The old story said the commons must collapse because greed is stronger than trust. The newer and better story says trust is not enough by itself, but trust combined with rules, monitoring, participation, and shared tools can be remarkably strong.

That is not fantasy. That is institutional craftsmanship.

Closing

The journey from Ostrom to Landua to Regen Network shows us something simple and hopeful. The commons did not fail because people are incapable of sharing. The commons failed, when it failed, because good stewardship was missing proof, missing design, or missing tools.

Now we have all three.

We have the proof that cooperation can work. We have the design principles that explain why it works. We have builders translating those principles into modern architecture. And we have platforms turning that architecture into something communities can actually use.

So the biggest shift is not just intellectual. It is practical.
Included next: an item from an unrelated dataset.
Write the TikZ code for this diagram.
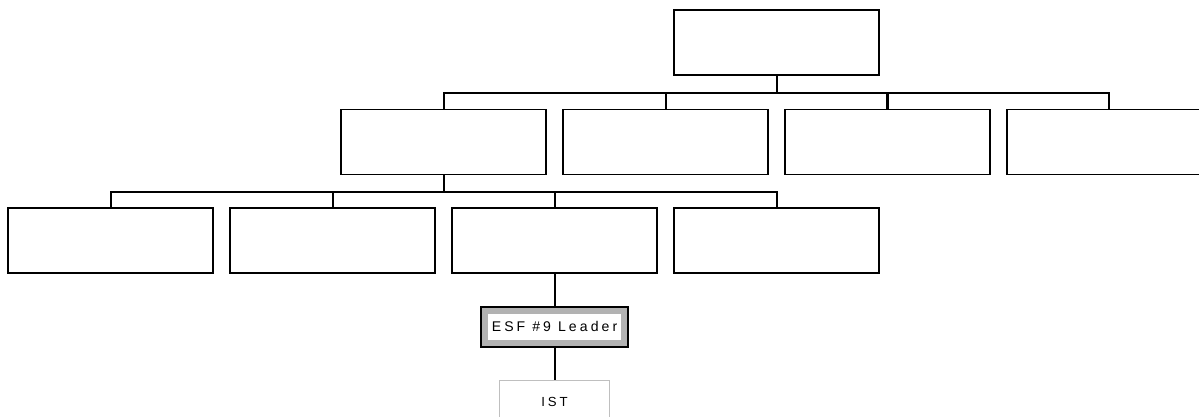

We are moving from defending the commons as a nice idea to building it as a serious method for governing shared life.

The old question was whether people can share.

The better question now is this: what are we waiting to build?

Key Takeaways

  • The old greed myth claimed shared resources must fail, but real communities proved otherwise.
  • Elinor Ostrom showed that cooperation can work when people shape rules together and enforce them fairly.
  • Her design principles act like a practical manual for successful sharing.
  • Gregory Landua helps move the commons from insight into modern system design.
  • Platforms like Regen Network help make stewardship usable through records, measurement, and coordination.
  • The commons becomes real when it moves through three stages: legible, buildable, and usable.